Exercise requirements
A verbatim copy is needed of the lines from the one containing "What matplotlib code" down to the one containing "boundary_n = [132.0, -12.3, 32.7, 177.0, 132.0]", inclusive. Print it with no pictures.
•••
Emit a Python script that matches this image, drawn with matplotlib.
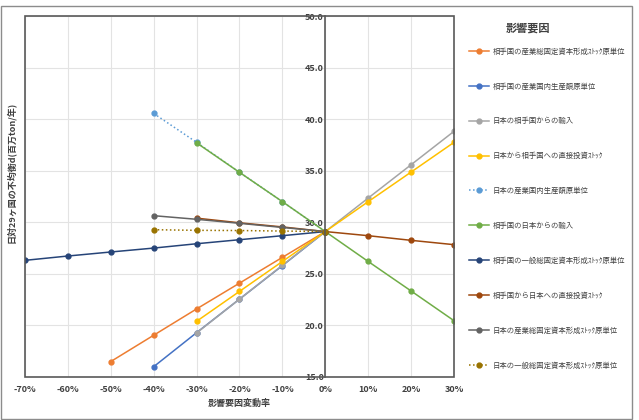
import numpy as np
import matplotlib
matplotlib.use("Agg")
import matplotlib.pyplot as plt
from matplotlib.patches import Rectangle
from matplotlib.ticker import FuncFormatter

plt.rcParams["font.family"] = ["Noto Sans CJK JP", "DejaVu Sans"]

nan = np.nan
x_vals = [-0.7, -0.6, -0.5, -0.4, -0.3, -0.2, -0.1, 0.0, 0.1, 0.2, 0.3]

labels = [
    "相手国の産業総固定資本形成ｽﾄｯｸ原単位",
    "相手国の産業国内生産額原単位",
    "日本の相手国からの輸入",
    "日本から相手国への直接投資ｽﾄｯｸ",
    "日本の産業国内生産額原単位",
    "相手国の日本からの輸入",
    "相手国の一般総固定資本形成ｽﾄｯｸ原単位",
    "相手国から日本への直接投資ｽﾄｯｸ",
    "日本の産業総固定資本形成ｽﾄｯｸ原単位",
    "日本の一般総固定資本形成ｽﾄｯｸ原単位",
]

partner_ind_capital = [nan, nan, 16.5, 19.05, 21.6, 24.1, 26.6, 29.1, nan, nan, nan]
partner_ind_output = [nan, nan, nan, 16.0, 19.3, 22.55, 25.8, 29.1, nan, nan, nan]
japan_imports = [nan, nan, nan, nan, 19.27, 22.55, 25.83, 29.1, 32.35, 35.58, 38.82]
japan_fdi_out = [nan, nan, nan, nan, 20.4, 23.3, 26.2, 29.1, 32.0, 34.87, 37.75]
japan_ind_output = [nan, nan, nan, 40.55, 37.75, 34.85, 32.0, 29.1, nan, nan, nan]
partner_imports = [nan, nan, nan, nan, 37.7, 34.84, 32.0, 29.1, 26.2, 23.34, 20.46]
partner_gen_capital = [26.31, 26.73, 27.12, 27.5, 27.92, 28.31, 28.7, 29.1, nan, nan, nan]
partner_fdi_out = [nan, nan, nan, nan, 30.4, 29.95, 29.55, 29.1, 28.7, 28.25, 27.83]
japan_ind_capital = [nan, nan, nan, 30.64, 30.29, 29.9, 29.5, 29.1, nan, nan, nan]
japan_gen_capital = [nan, nan, nan, 29.28, 29.22, 29.2, 29.15, 29.1, nan, nan, nan]

series = [partner_ind_capital, partner_ind_output, japan_imports, japan_fdi_out,
          japan_ind_output, partner_imports, partner_gen_capital, partner_fdi_out,
          japan_ind_capital, japan_gen_capital]
colors = ["#ED7D31", "#4472C4", "#A5A5A5", "#FFC000", "#5B9BD5",
          "#70AD47", "#264478", "#9E480E", "#636363", "#997300"]
styles = ["-", "-", "-", "-", ":", "-", "-", "-", "-", ":"]

W, H = 639, 420
fig = plt.figure(figsize=(W / 100, H / 100), dpi=100)
fig.patches.append(Rectangle((1 / W, 1 - 419 / H), 631 / W, 413 / H,
                             transform=fig.transFigure, fill=False,
                             ec="#8c8c8c", lw=1))

ax = fig.add_axes([25 / W, 1 - 377 / H, 429 / W, 361 / H])
for vals, c, ls, lab in zip(series, colors, styles, labels):
    ax.plot(x_vals, vals, color=c, ls=ls, lw=1.1, marker="o", ms=3.5,
            mfc=c, mec=c, label=lab)

ax.set_xlim(-0.7, 0.3)
ax.set_ylim(15, 50)
ax.set_xticks(np.arange(-0.7, 0.31, 0.1))
ax.set_yticks(np.arange(15, 50.1, 5))
ax.xaxis.set_major_formatter(FuncFormatter(lambda v, p: f"{round(v * 100):d}%"))
ax.yaxis.set_major_formatter(FuncFormatter(lambda v, p: f"{v:.1f}"))
ax.grid(True, color="#e3e3e3", lw=0.8)
ax.set_axisbelow(True)

for s in ["top", "right", "bottom"]:
    ax.spines[s].set_visible(False)
ax.spines["left"].set_position(("data", 0))
ax.spines["left"].set_color("#595959")
ax.spines["left"].set_linewidth(1.2)
ax.add_patch(Rectangle((0, 0), 1, 1, transform=ax.transAxes, fill=False,
                       ec="#595959", lw=1.2, clip_on=False, zorder=5))

ax.tick_params(axis="both", length=0, labelsize=6.5, labelcolor="#404040")
ax.tick_params(axis="x", pad=6)
ax.tick_params(axis="y", pad=1)
for t in ax.get_xticklabels() + ax.get_yticklabels():
    t.set_fontweight("bold")

fig.text(239 / W, 1 - 403 / H, "影響要因変動率", ha="center", va="center",
         fontsize=6.5, color="#404040", fontweight="bold")
fig.text(11 / W, 1 - 172 / H, "日対29ヶ国の不均衡d(百万ton/年)", ha="center",
         va="center", rotation=90, fontsize=6.5, color="#404040",
         fontweight="bold")

# legend title drawn separately so it sits centred over the entries
fig.text(528 / W, 1 - 28 / H, "影響要因", ha="center", va="center",
         fontsize=8, fontweight="bold", color="#404040")
leg = fig.legend(loc="center left", bbox_to_anchor=(462 / W, 1 - 208.5 / H),
                 frameon=False, fontsize=5.3, labelspacing=3.65,
                 handlelength=2.7, handletextpad=0.6)
for t in leg.get_texts():
    t.set_color("#404040")

fig.savefig("out.png", dpi=100)
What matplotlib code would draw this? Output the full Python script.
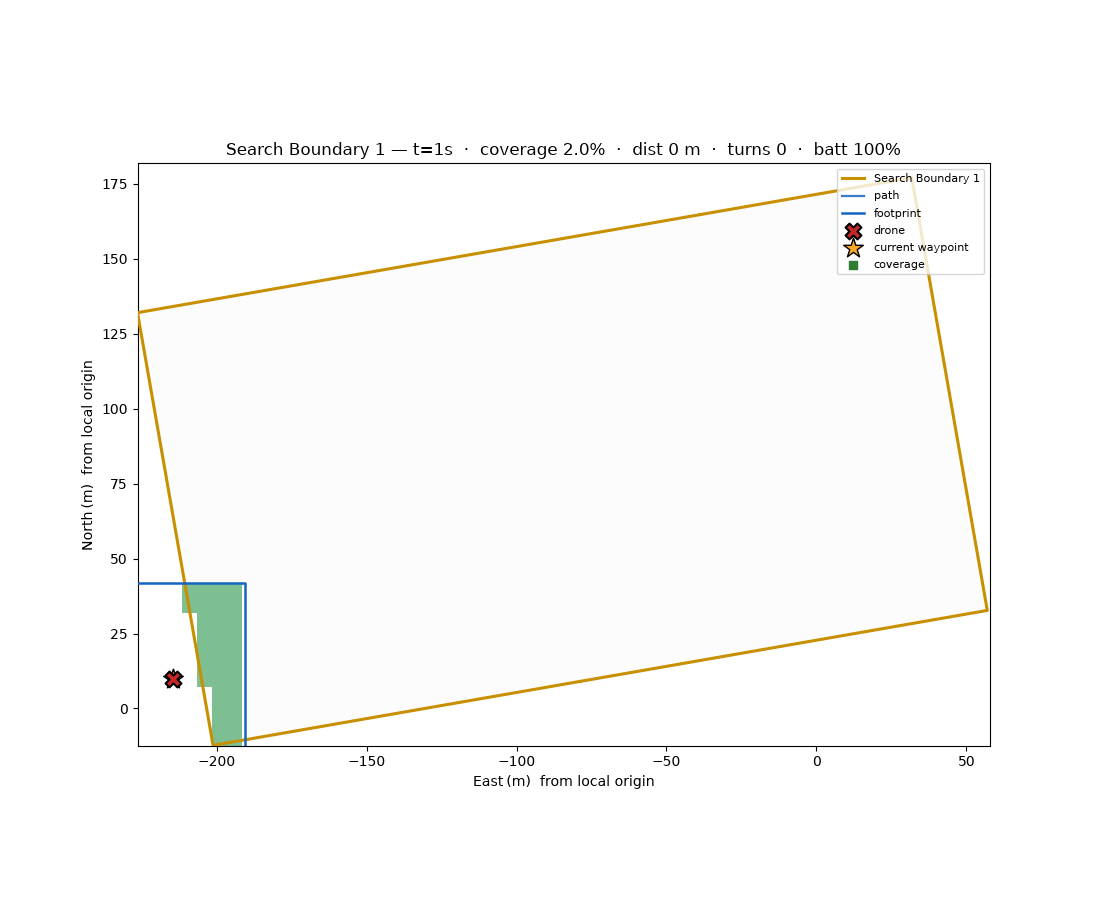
import matplotlib
matplotlib.use("Agg")
import matplotlib.pyplot as plt
import numpy as np

plt.rcParams["text.hinting"] = "no_autohint"
plt.rcParams["text.hinting_factor"] = 8

# boundary corners, east / north in metres
boundary_e = [-226.4, -201.2, 57.0, 31.8, -226.4]
boundary_n = [132.0, -12.3, 32.7, 177.0, 132.0]

# coverage grid (1 = seen), row 0 is the southern one
cov_e = [-211.7, -206.7, -201.7, -196.7, -191.7]
cov_n = [-17.0, 7.3, 32.0, 41.7]
coverage = [
    [0, 0, 1, 1],
    [0, 1, 1, 1],
    [1, 1, 1, 1],
]

path_e = [-214.7, -214.7]
path_n = [9.7, 12.5]
drone_e = -214.7
drone_n = 9.7
wp_e = -214.7
wp_n = 9.7

foot_e = [-238.3, -190.7, -190.7, -238.3, -238.3]
foot_n = [-21.7, -21.7, 41.7, 41.7, -21.7]

fig, ax = plt.subplots(figsize=(11, 9), dpi=100)

ax.fill(boundary_e, boundary_n, color="#fcfcfc", zorder=0)
grid = np.ma.masked_equal(np.array(coverage), 0)
ax.pcolormesh(cov_e, cov_n, grid, cmap=matplotlib.colors.ListedColormap(["#2b964d"]),
              alpha=0.6, linewidth=0, rasterized=True, zorder=1)
ax.plot(boundary_e, boundary_n, color="#c89000", lw=2.2, label="Search Boundary 1", zorder=3)
ax.plot(path_e, path_n, color="#1565c0", lw=1.6, alpha=0.85, label="path", zorder=4)
ax.plot(foot_e, foot_n, color="#1565c0", lw=1.8, label="footprint", zorder=4)
ax.scatter([drone_e], [drone_n], marker="X", s=130, c="#c62828", edgecolors="black",
           linewidths=1.5, label="drone", zorder=6)
ax.scatter([wp_e], [wp_n], marker="*", s=220, c="#f9a825", edgecolors="black",
           linewidths=1.0, label="current waypoint", zorder=5)
ax.scatter([], [], marker="s", s=40, c="#2e7d32", label="coverage")

ax.set_xlim(-226.4, 57.9)
ax.set_ylim(-12.4, 181.8)
ax.set_aspect("equal")
ax.set_xlabel("East\u2009(m)  from local origin", fontsize=10.2)
ax.set_ylabel("North\u2009(m)  from local origin", fontsize=10.2)
ax.set_title("Search Boundary 1 \u2014 t=1s  \u00b7  coverage 2.0%  \u00b7  dist 0 m  \u00b7  turns 0  \u00b7  batt 100%",
             fontsize=12.1)
ax.set_xticks([-200, -150, -100, -50, 0, 50])
ax.set_yticks([0, 25, 50, 75, 100, 125, 150, 175])
ax.legend(loc="upper right", fontsize=8, labelspacing=0.55, handletextpad=0.9)

fig.savefig("out.png", dpi=100)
•••
In response
What matplotlib code would draw this? Output the full Python script.
import matplotlib
matplotlib.use("Agg")
import matplotlib.pyplot as plt
import numpy as np

plt.rcParams["text.hinting"] = "no_autohint"
plt.rcParams["text.hinting_factor"] = 8

# boundary corners, east / north in metres
boundary_e = [-226.4, -201.2, 57.0, 31.8, -226.4]
boundary_n = [132.0, -12.3, 32.7, 177.0, 132.0]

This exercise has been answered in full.